▶ [Exercise objective]:
Without the pictures, extract every line from the start of the material to the line containing "const bandwidth = 0.45;", both ends included.

▶ [Dataset extract]:

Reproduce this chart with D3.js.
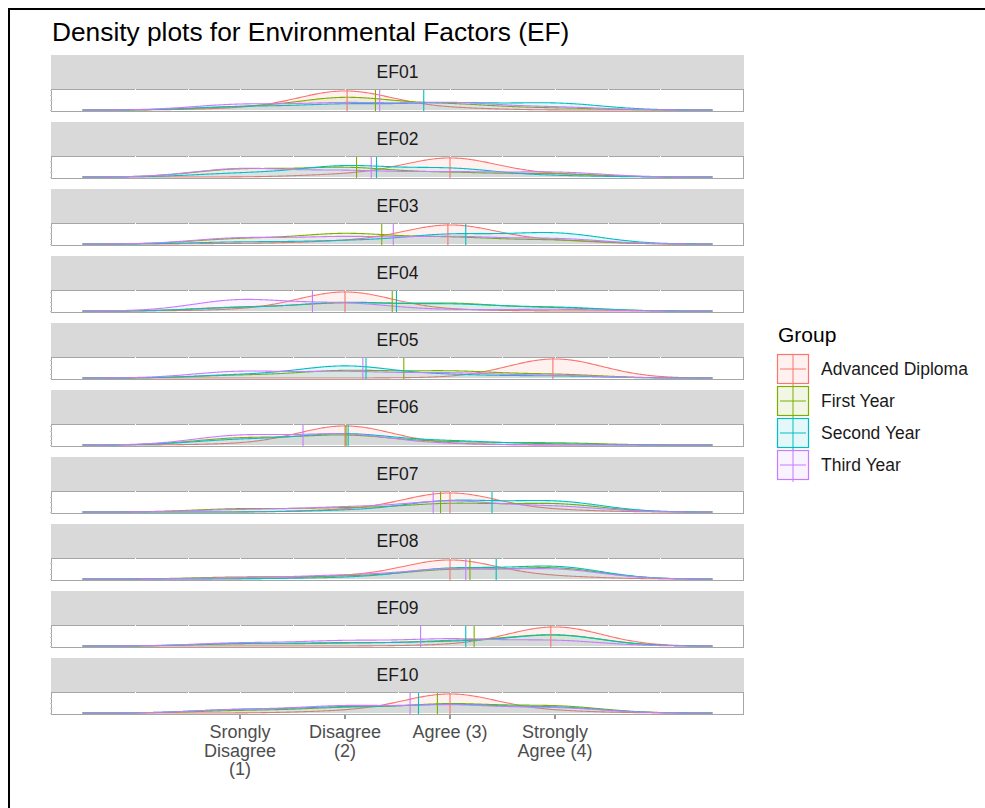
<!DOCTYPE html>
<html>
<head>
<meta charset="utf-8">
<script src="https://cdn.jsdelivr.net/npm/d3@7"></script>
<style>
  html, body { margin: 0; padding: 0; background: #fff; }
  svg { display: block; font-family: "Liberation Sans", Arial, sans-serif; }
</style>
</head>
<body>
<svg id="chart" width="985" height="808"></svg>
<script>
// ---- data -------------------------------------------------------------
const items = ["EF01", "EF02", "EF03", "EF04", "EF05", "EF06", "EF07", "EF08", "EF09", "EF10"];
const groups = ["Advanced Diploma", "First Year", "Second Year", "Third Year"];
const groupColors = ["#F8766D", "#7CAE00", "#00BFC4", "#C77CFF"];
const responseLevels = [1, 2, 3, 4];
const tickValues = [1, 2, 3, 4];
const tickLabels = [["Srongly", "Disagree", "(1)"], ["Disagree", "(2)"], ["Agree (3)"], ["Strongly", "Agree (4)"]];

// share of responses (%) at levels 1..4, one row per item
const advancedDiploma = [
  [6, 86, 8, 0], [0, 10, 80, 10], [2, 10, 76, 12], [5, 90, 5, 0], [0, 0, 2, 98],
  [4, 92, 4, 0], [0, 8, 84, 8], [0, 10, 80, 10], [0, 0, 4, 96], [0, 8, 84, 8]
];
const firstYear = [
  [12, 55, 25, 8], [32, 38, 17, 13], [20, 40, 25, 15], [17, 35, 34, 14], [13, 36, 33, 18],
  [32, 45, 13, 10], [14, 16, 35, 35], [8, 10, 37, 45], [10, 12, 23, 55], [10, 22, 38, 30]
];
const secondYear = [
  [15, 25, 30, 30], [15, 45, 35, 5], [8, 12, 37, 43], [15, 38, 30, 17], [15, 60, 15, 10],
  [25, 52, 18, 5], [0, 6, 48, 46], [1, 5, 43, 51], [12, 15, 19, 54], [15, 25, 35, 25]
];
const thirdYear = [
  [25, 30, 32, 13], [35, 25, 20, 20], [24, 27, 28, 21], [52, 35, 5, 8], [33, 30, 24, 13],
  [45, 50, 5, 0], [10, 20, 46, 24], [5, 15, 40, 40], [15, 25, 33, 27], [15, 30, 33, 22]
];
const groupShares = [advancedDiploma, firstYear, secondYear, thirdYear];
// Gaussian kernel bandwidth
const bandwidth = 0.45;

// ---- layout -------------------------------------------------------------
const svg = d3.select("#chart");
const panelLeft = 51, panelRight = 744;
const firstTop = 55, stripH = 34, panelH = 23, facetStep = 67;

// outer frame
svg.append("path")
  .attr("d", "M9,808 V9 H985")
  .attr("fill", "none").attr("stroke", "#000").attr("stroke-width", 2);

svg.append("text")
  .attr("x", 52).attr("y", 41)
  .attr("font-size", 26.3).attr("fill", "#000")
  .text("Density plots for Environmental Factors (EF)");

const x = d3.scaleLinear().domain([-0.8, 5.8]).range([panelLeft, panelRight]);

// density estimate evaluated over the x limits
const evalX = d3.range(512).map(i => -0.5 + 6 * i / 511);
const gauss = u => Math.exp(-0.5 * u * u) / Math.sqrt(2 * Math.PI);
function density(shares, bw) {
  const total = d3.sum(shares);
  return evalX.map(v => [v, d3.sum(shares, (s, k) => (s / total) * gauss((v - responseLevels[k]) / bw) / bw)]);
}
function meanOf(shares) {
  return d3.sum(shares, (s, k) => s * responseLevels[k]) / d3.sum(shares);
}

const gridVals = d3.range(0, 5.01, 0.5);

items.forEach((item, i) => {
  const top = firstTop + i * facetStep;
  const pTop = top + stripH, pBottom = pTop + panelH;
  const g = svg.append("g");

  // strip
  g.append("rect").attr("x", panelLeft).attr("y", top)
    .attr("width", panelRight - panelLeft).attr("height", stripH).attr("fill", "#D9D9D9");
  g.append("text").attr("x", (panelLeft + panelRight) / 2).attr("y", top + stripH / 2 + 6)
    .attr("text-anchor", "middle").attr("font-size", 17.5).attr("fill", "#1A1A1A").text(item);

  // panel
  g.append("rect").attr("x", panelLeft + 0.5).attr("y", pTop + 0.5)
    .attr("width", panelRight - panelLeft - 1).attr("height", panelH - 1)
    .attr("fill", "#fff").attr("stroke", "#A6A6A6").attr("stroke-width", 1);
  g.selectAll("line.grid").data(gridVals).join("line")
    .attr("x1", d => Math.round(x(d)) + 0.5).attr("x2", d => Math.round(x(d)) + 0.5)
    .attr("y1", pTop).attr("y2", pTop + 2)
    .attr("stroke", "#fff").attr("stroke-width", 1);

  const curves = groups.map((grp, gi) => density(groupShares[gi][i], bandwidth));
  const yMax = d3.max(curves, c => d3.max(c, d => d[1]));
  const y = d3.scaleLinear().domain([-0.05 * yMax, 1.05 * yMax]).range([pBottom - 1, pTop + 1]);

  // small y ticks on the left edge
  g.selectAll("line.ytick").data(y.ticks(4)).join("line")
    .attr("x1", panelLeft - 1).attr("x2", panelLeft + 1)
    .attr("y1", d => Math.round(y(d)) + 0.5).attr("y2", d => Math.round(y(d)) + 0.5)
    .attr("stroke", "#C8C8C8").attr("stroke-width", 1);

  const area = d3.area().x(d => x(d[0])).y0(y(0)).y1(d => y(d[1]));
  const line = d3.line().x(d => x(d[0])).y(d => y(d[1]));
  curves.forEach((c, gi) => {
    g.append("path").datum(c).attr("d", area)
      .attr("fill", groupColors[gi]).attr("fill-opacity", 0.1);
    g.append("path").datum(c).attr("d", line)
      .attr("fill", "none").attr("stroke", groupColors[gi]).attr("stroke-width", 1.1);
  });
  groups.forEach((grp, gi) => {
    const m = meanOf(groupShares[gi][i]);
    g.append("line")
      .attr("x1", x(m)).attr("x2", x(m))
      .attr("y1", pTop + 1).attr("y2", pBottom - 1)
      .attr("stroke", groupColors[gi]).attr("stroke-width", 1.1);
  });
});

// bottom axis
const axisY = firstTop + 9 * facetStep + stripH + panelH;
const axis = svg.append("g");
tickValues.forEach((v, k) => {
  axis.append("line").attr("x1", x(v)).attr("x2", x(v))
    .attr("y1", axisY).attr("y2", axisY + 4).attr("stroke", "#333").attr("stroke-width", 1);
  const t = axis.append("text").attr("text-anchor", "middle")
    .attr("font-size", 18).attr("fill", "#4D4D4D");
  tickLabels[k].forEach((ln, j) => {
    t.append("tspan").attr("x", x(v)).attr("y", axisY + 23 + j * 18.5).text(ln);
  });
});

// legend
const legend = svg.append("g");
legend.append("text").attr("x", 778).attr("y", 342).attr("font-size", 21).attr("fill", "#000").text("Group");
const keyX = 777, keyY0 = 354, keyStep = 32, keyW = 32, keyH = 30;
groups.forEach((grp, gi) => {
  const ky = keyY0 + gi * keyStep;
  const c = groupColors[gi];
  legend.append("rect").attr("x", keyX + 0.5).attr("y", ky + 0.5)
    .attr("width", keyW - 1).attr("height", keyH - 1)
    .attr("fill", c).attr("fill-opacity", 0.1).attr("stroke", c).attr("stroke-width", 1.2);
  legend.append("line").attr("x1", keyX + 3).attr("x2", keyX + keyW - 3)
    .attr("y1", ky + keyH / 2).attr("y2", ky + keyH / 2).attr("stroke", c).attr("stroke-width", 1);
  legend.append("line").attr("x1", keyX + keyW / 2).attr("x2", keyX + keyW / 2)
    .attr("y1", ky).attr("y2", ky + keyStep).attr("stroke", c).attr("stroke-width", 1);
  legend.append("text").attr("x", 821).attr("y", ky + keyH / 2 + 6)
    .attr("font-size", 17.5).attr("fill", "#1A1A1A").text(grp);
});
</script>
</body>
</html>
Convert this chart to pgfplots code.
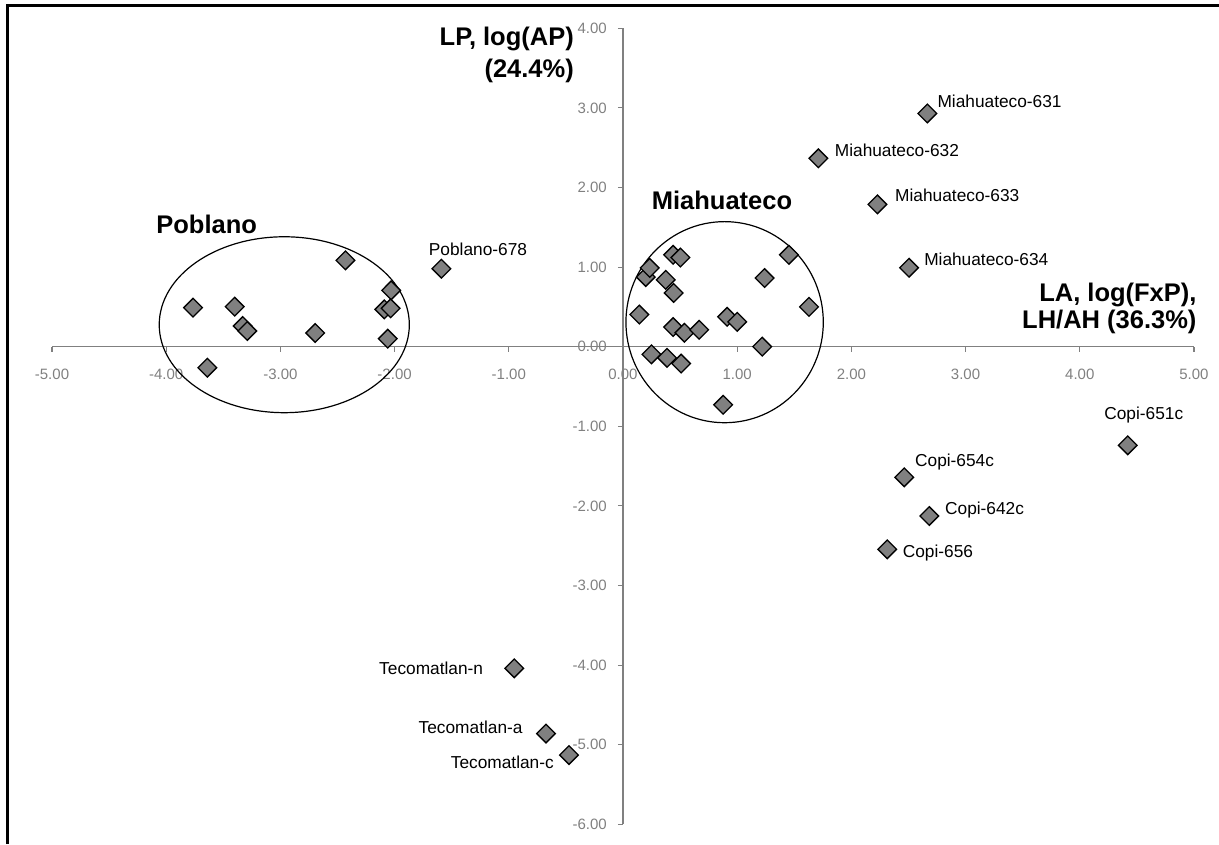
\documentclass[border=0pt]{standalone}
\usepackage{pgfplots}
\pgfplotsset{compat=1.18}
\usepackage{fontspec}
\setmainfont{Liberation Sans}
\definecolor{axisgray}{RGB}{128,128,128}
\definecolor{ticklab}{RGB}{128,128,128}
\definecolor{markgray}{RGB}{128,128,128}
\tikzset{lab/.style={font=\fontsize{17.3}{20}\selectfont, inner sep=0pt, text=black},
  big/.style={font=\bfseries\fontsize{25.5}{30}\selectfont, inner sep=0pt, text=black}}
\begin{document}
\begin{tikzpicture}
\path[use as bounding box] (0pt,0pt) rectangle (1219pt,844pt);
\draw[line width=2.6pt, black] (7.5pt,0pt) -- (7.5pt,838.5pt) -- (1219pt,838.5pt);
\begin{axis}[
  at={(52pt,19.7pt)}, anchor=south west,
  scale only axis, width=1142pt, height=796pt,
  xmin=-5, xmax=5, ymin=-6, ymax=4,
  enlargelimits=false, clip=false,
  axis lines=middle,
  axis line style={draw=axisgray, line width=1.3pt, -},
  hide obscured x ticks=false, hide obscured y ticks=false,
  xtick={-5,-4,-3,-2,-1,0,1,2,3,4,5},
  xticklabels={-5.00,-4.00,-3.00,-2.00,-1.00,0.00,1.00,2.00,3.00,4.00,5.00},
  ytick={-6,-5,-4,-3,-2,-1,0,1,2,3,4},
  yticklabels={-6.00,-5.00,-4.00,-3.00,-2.00,-1.00,0.00,1.00,2.00,3.00,4.00},
  tick align=outside, major tick length=5pt,
  tick style={draw=axisgray, line width=1.1pt},
  xticklabel style={font=\fontsize{15}{18}\selectfont, text=ticklab, anchor=center, inner sep=0pt, yshift=-23pt},
  yticklabel style={font=\fontsize{15}{18}\selectfont, text=ticklab, anchor=east, inner sep=0pt, xshift=-11pt},
]
\draw[black, line width=1.2pt] (axis cs:-2.966,0.276) ellipse [x radius=1.095, y radius=1.105];
\draw[black, line width=1.2pt] (axis cs:0.89,0.308) ellipse [x radius=0.864, y radius=1.263];
\addplot[only marks, mark=square*, mark size=6.6pt,
  mark options={rotate=45, fill=markgray, draw=black, line width=1.3pt}] coordinates {
(-3.765,0.49) (-3.40,0.503) (-3.33,0.26) (-3.29,0.197) (-3.64,-0.264) (-2.695,0.172)
(-2.43,1.085) (-2.03,0.708) (-2.09,0.469) (-2.035,0.482) (-2.06,0.10) (-1.59,0.98)
(0.143,0.404) (0.199,0.875) (0.234,0.99) (0.249,-0.096) (0.374,0.84) (0.386,-0.14)
(0.439,1.154) (0.503,1.12) (0.444,0.675) (0.439,0.246) (0.509,-0.2125) (0.538,0.175)
(0.667,0.2125) (0.912,0.375) (1.0,0.3125) (0.877,-0.73) (1.219,0.0) (1.24,0.8625)
(1.453,1.154) (1.629,0.5)
(2.665,2.93) (1.711,2.366) (2.228,1.788) (2.505,0.992)
(4.42,-1.239) (2.463,-1.641) (2.682,-2.127) (2.314,-2.545)
(-0.952,-4.04) (-0.674,-4.86) (-0.473,-5.13)
};
\node[lab, anchor=west, xshift=10pt, yshift=12.6pt] at (axis cs:2.665,2.93) {Miahuateco-631};
\node[lab, anchor=west, xshift=16.3pt, yshift=7.6pt] at (axis cs:1.711,2.366) {Miahuateco-632};
\node[lab, anchor=west, xshift=17.6pt, yshift=9.3pt] at (axis cs:2.228,1.788) {Miahuateco-633};
\node[lab, anchor=west, xshift=15pt, yshift=8.4pt] at (axis cs:2.505,0.992) {Miahuateco-634};
\node[lab, anchor=west, xshift=-12.7pt, yshift=19.3pt] at (axis cs:-1.59,0.98) {Poblano-678};
\node[lab, anchor=center, xshift=16pt, yshift=30pt] at (axis cs:4.42,-1.239) {Copi-651c};
\node[lab, anchor=west, xshift=10.7pt, yshift=15.6pt] at (axis cs:2.463,-1.641) {Copi-654c};
\node[lab, anchor=west, xshift=15.7pt, yshift=6pt] at (axis cs:2.682,-2.127) {Copi-642c};
\node[lab, anchor=west, xshift=15.4pt, yshift=-4pt] at (axis cs:2.314,-2.545) {Copi-656};
\node[lab, anchor=east, xshift=-31pt, yshift=0pt] at (axis cs:-0.952,-4.04) {Tecomatlan-n};
\node[lab, anchor=east, xshift=-23.3pt, yshift=6pt] at (axis cs:-0.674,-4.86) {Tecomatlan-a};
\node[lab, anchor=east, xshift=-15pt, yshift=-7.7pt] at (axis cs:-0.473,-5.13) {Tecomatlan-c};
\end{axis}
\node[big, anchor=base east] at (574pt,798pt) {LP, log(AP)};
\node[big, anchor=base east] at (574pt,766.5pt) {(24.4\%)};
\node[big, anchor=base east] at (1196.7pt,542.3pt) {LA, log(FxP),};
\node[big, anchor=base east] at (1196.7pt,515.2pt) {LH/AH (36.3\%)};
\node[big, anchor=base] at (206.7pt,610.7pt) {Poblano};
\node[big, anchor=base] at (722pt,634.7pt) {Miahuateco};
\end{tikzpicture}
\end{document}
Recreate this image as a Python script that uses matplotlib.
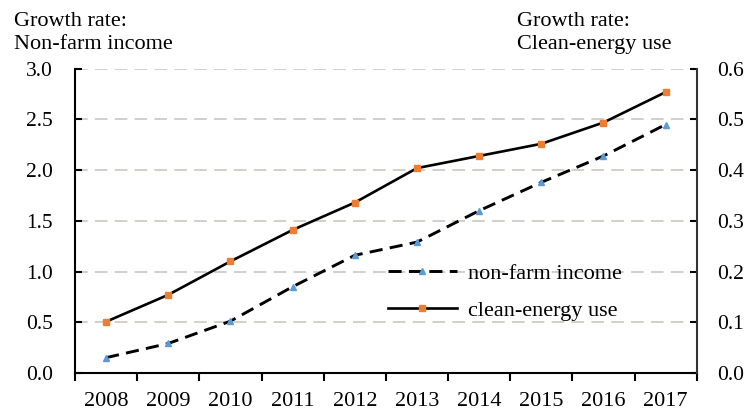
import matplotlib.pyplot as plt
import numpy as np

plt.rcParams['font.family'] = ['Liberation Serif', 'DejaVu Serif']

# Data
years = ['2008', '2009', '2010', '2011', '2012', '2013', '2014', '2015', '2016', '2017']
non_farm_income = [0.15, 0.29, 0.51, 0.85, 1.16, 1.29, 1.60, 1.88, 2.14, 2.45]
clean_energy_use = [0.101, 0.154, 0.220, 0.282, 0.336, 0.404, 0.428, 0.452, 0.494, 0.554]

left_ticks = [0.0, 0.5, 1.0, 1.5, 2.0, 2.5, 3.0]
right_ticks = [0.0, 0.1, 0.2, 0.3, 0.4, 0.5, 0.6]

fig = plt.figure(figsize=(7.5, 4.12), dpi=100)
ax = fig.add_axes([0.1, 0.095, 0.829, 0.738])
ax2 = ax.twinx()

x = np.arange(len(years))

# Gridlines (left axis)
for v in left_ticks[1:]:
    ax.axhline(v, color='#cfcac5', lw=1.3, ls=(0, (7, 4)), zorder=0)

ln1, = ax.plot(x, non_farm_income, color='black', lw=2.1, ls=(0, (4.5, 2.5)),
               marker='^', ms=4, mfc='#5b9bd5', mec='#5b9bd5', zorder=3)
ln2, = ax2.plot(x, clean_energy_use, color='black', lw=1.9,
                marker='s', ms=4, mfc='#ed7d31', mec='#ed7d31', zorder=3)

ax.set_xlim(-0.5, len(years) - 0.5)
ax.set_ylim(0, 3.0)
ax2.set_ylim(0, 0.6)

ax.set_yticks(left_ticks)
ax.set_yticklabels([f'{v:.1f}' for v in left_ticks])
ax2.set_yticks(right_ticks)
ax2.set_yticklabels([f'{v:.1f}' for v in right_ticks])

ax.set_xticks(x)
ax.set_xticklabels(years)
ax.set_xticks(np.arange(len(years) + 1) - 0.5, minor=True)
ax.tick_params(axis='x', which='major', length=0, pad=14, labelsize=16)
ax.tick_params(axis='x', which='minor', length=6, width=1.5, direction='out')
ax.tick_params(axis='y', direction='in', length=5, width=1.5, pad=16, labelsize=15.5)
ax2.tick_params(axis='y', direction='in', length=5, width=1.5, pad=14.5, labelsize=15.5)

for a in (ax, ax2):
    a.spines['top'].set_visible(False)
    for s in ('left', 'right', 'bottom'):
        a.spines[s].set_linewidth(1.5)
ax.spines['right'].set_visible(False)
ax2.spines['left'].set_visible(False)
ax2.spines['bottom'].set_visible(False)
ax2.spines['right'].set_color('#333333')

fig.text(0.019, 0.972, 'Growth rate:\nNon-farm income', ha='left', va='top',
         fontsize=16, linespacing=1.35)
fig.text(0.689, 0.972, 'Growth rate:\nClean-energy use', ha='left', va='top',
         fontsize=16, linespacing=1.35)

leg = ax.legend([ln1, ln2], ['non-farm income', 'clean-energy use'],
                loc='upper left', bbox_to_anchor=(0.503, 0.36), frameon=False,
                fontsize=16, handlelength=3.1, handletextpad=0.5,
                labelspacing=0.75, borderpad=0, borderaxespad=0)

fig.savefig('out.png', dpi=100)
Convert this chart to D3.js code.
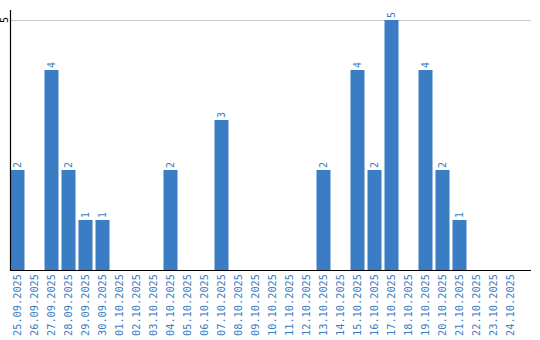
<!DOCTYPE html>
<html>
<head>
<meta charset="utf-8">
<script src="https://cdn.jsdelivr.net/npm/d3@7"></script>
<style>
  body { margin: 0; background: #fff; }
  svg { display: block; }
</style>
</head>
<body>
<div id="chart-area"></div>
<script>
const dates = ["25.09.2025", "26.09.2025", "27.09.2025", "28.09.2025", "29.09.2025", "30.09.2025",
    "01.10.2025", "02.10.2025", "03.10.2025", "04.10.2025", "05.10.2025", "06.10.2025",
    "07.10.2025", "08.10.2025", "09.10.2025", "10.10.2025", "11.10.2025", "12.10.2025",
    "13.10.2025", "14.10.2025", "15.10.2025", "16.10.2025", "17.10.2025", "18.10.2025",
    "19.10.2025", "20.10.2025", "21.10.2025", "22.10.2025", "23.10.2025", "24.10.2025"];
const counts = [2, 0, 4, 2, 1, 1, 0, 0, 0, 2, 0, 0, 3, 0, 0, 0, 0, 0,
    2, 0, 4, 2, 5, 0, 4, 2, 1, 0, 0, 0];
const yTicks = [5];

const FIGURE = { WIDTH: 540, HEIGHT: 340 };
const PLOT = { LEFT: 10, TOP: 10, RIGHT: 531, BOTTOM: 270 };
const BLUE = '#3b7dc4';
const FONT = '"DejaVu Sans Mono", monospace';

const data = dates.map((d, i) => ({ date: d, value: counts[i] }));

let svg = d3.select('#chart-area')
    .append('svg')
        .attr('width', FIGURE.WIDTH)
        .attr('height', FIGURE.HEIGHT);

// band scale: step 17px, bars start on the axis
let x = d3.scaleBand()
    .domain(dates)
    .range([PLOT.LEFT + 0.5, PLOT.LEFT + 0.5 + dates.length * 17])
    .paddingInner(3 / 17)
    .paddingOuter(1.5 / 17)
    .align(0);

let y = d3.scaleLinear()
    .domain([0, 5])
    .range([PLOT.BOTTOM, 20]);

// gridline
svg.selectAll('.grid')
    .data(yTicks)
    .enter()
    .append('line')
        .attr('class', 'grid')
        .attr('x1', PLOT.LEFT)
        .attr('x2', PLOT.RIGHT)
        .attr('y1', d => y(d) + 0.5)
        .attr('y2', d => y(d) + 0.5)
        .attr('stroke', '#c8c8c8')
        .attr('stroke-width', 1);

// bars
svg.selectAll('rect')
    .data(data.filter(d => d.value > 0))
    .enter()
    .append('rect')
        .attr('x', d => x(d.date))
        .attr('y', d => y(d.value))
        .attr('width', x.bandwidth())
        .attr('height', d => y(0) - y(d.value))
        .attr('fill', BLUE);

// value labels
svg.selectAll('.val')
    .data(data.filter(d => d.value > 0))
    .enter()
    .append('text')
        .attr('class', 'val')
        .attr('transform', d => `translate(${x(d.date) + x.bandwidth() / 2 + 3.5}, ${y(d.value) - 2}) rotate(-90)`)
        .attr('font-family', FONT)
        .attr('font-size', 10)
        .attr('fill', BLUE)
        .text(d => d.value);

// y tick label
svg.selectAll('.ytick')
    .data(yTicks)
    .enter()
    .append('text')
        .attr('class', 'ytick')
        .attr('transform', d => `translate(7.5, ${y(d)}) rotate(-90)`)
        .attr('text-anchor', 'middle')
        .attr('font-family', FONT)
        .attr('font-size', 10)
        .attr('fill', '#000')
        .text(d => d);

// axis lines
svg.append('line')
    .attr('x1', PLOT.LEFT + 0.5).attr('x2', PLOT.LEFT + 0.5)
    .attr('y1', PLOT.TOP).attr('y2', PLOT.BOTTOM + 1)
    .attr('stroke', '#000').attr('stroke-width', 1.2);
svg.append('line')
    .attr('x1', PLOT.LEFT).attr('x2', PLOT.RIGHT)
    .attr('y1', PLOT.BOTTOM + 0.5).attr('y2', PLOT.BOTTOM + 0.5)
    .attr('stroke', '#000').attr('stroke-width', 1.2);

// date labels
svg.selectAll('.xlab')
    .data(dates)
    .enter()
    .append('text')
        .attr('class', 'xlab')
        .attr('transform', d => `translate(${x(d) + x.bandwidth() / 2 + 3.5}, ${PLOT.BOTTOM + 4}) rotate(-90)`)
        .attr('text-anchor', 'end')
        .attr('font-family', FONT)
        .attr('font-size', 10.3)
        .attr('fill', BLUE)
        .text(d => d);
</script>
</body>
</html>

▶ [Reply to the task]:
Reproduce this chart with D3.js.
<!DOCTYPE html>
<html>
<head>
<meta charset="utf-8">
<script src="https://cdn.jsdelivr.net/npm/d3@7"></script>
<style>
  html, body { margin: 0; padding: 0; background: #fff; }
  svg { display: block; font-family: "Liberation Sans", Arial, sans-serif; }
</style>
</head>
<body>
<svg id="chart" width="985" height="808"></svg>
<script>
// ---- data -------------------------------------------------------------
const items = ["EF01", "EF02", "EF03", "EF04", "EF05", "EF06", "EF07", "EF08", "EF09", "EF10"];
const groups = ["Advanced Diploma", "First Year", "Second Year", "Third Year"];
const groupColors = ["#F8766D", "#7CAE00", "#00BFC4", "#C77CFF"];
const responseLevels = [1, 2, 3, 4];
const tickValues = [1, 2, 3, 4];
const tickLabels = [["Srongly", "Disagree", "(1)"], ["Disagree", "(2)"], ["Agree (3)"], ["Strongly", "Agree (4)"]];

// share of responses (%) at levels 1..4, one row per item
const advancedDiploma = [
  [6, 86, 8, 0], [0, 10, 80, 10], [2, 10, 76, 12], [5, 90, 5, 0], [0, 0, 2, 98],
  [4, 92, 4, 0], [0, 8, 84, 8], [0, 10, 80, 10], [0, 0, 4, 96], [0, 8, 84, 8]
];
const firstYear = [
  [12, 55, 25, 8], [32, 38, 17, 13], [20, 40, 25, 15], [17, 35, 34, 14], [13, 36, 33, 18],
  [32, 45, 13, 10], [14, 16, 35, 35], [8, 10, 37, 45], [10, 12, 23, 55], [10, 22, 38, 30]
];
const secondYear = [
  [15, 25, 30, 30], [15, 45, 35, 5], [8, 12, 37, 43], [15, 38, 30, 17], [15, 60, 15, 10],
  [25, 52, 18, 5], [0, 6, 48, 46], [1, 5, 43, 51], [12, 15, 19, 54], [15, 25, 35, 25]
];
const thirdYear = [
  [25, 30, 32, 13], [35, 25, 20, 20], [24, 27, 28, 21], [52, 35, 5, 8], [33, 30, 24, 13],
  [45, 50, 5, 0], [10, 20, 46, 24], [5, 15, 40, 40], [15, 25, 33, 27], [15, 30, 33, 22]
];
const groupShares = [advancedDiploma, firstYear, secondYear, thirdYear];
// Gaussian kernel bandwidth
const bandwidth = 0.45;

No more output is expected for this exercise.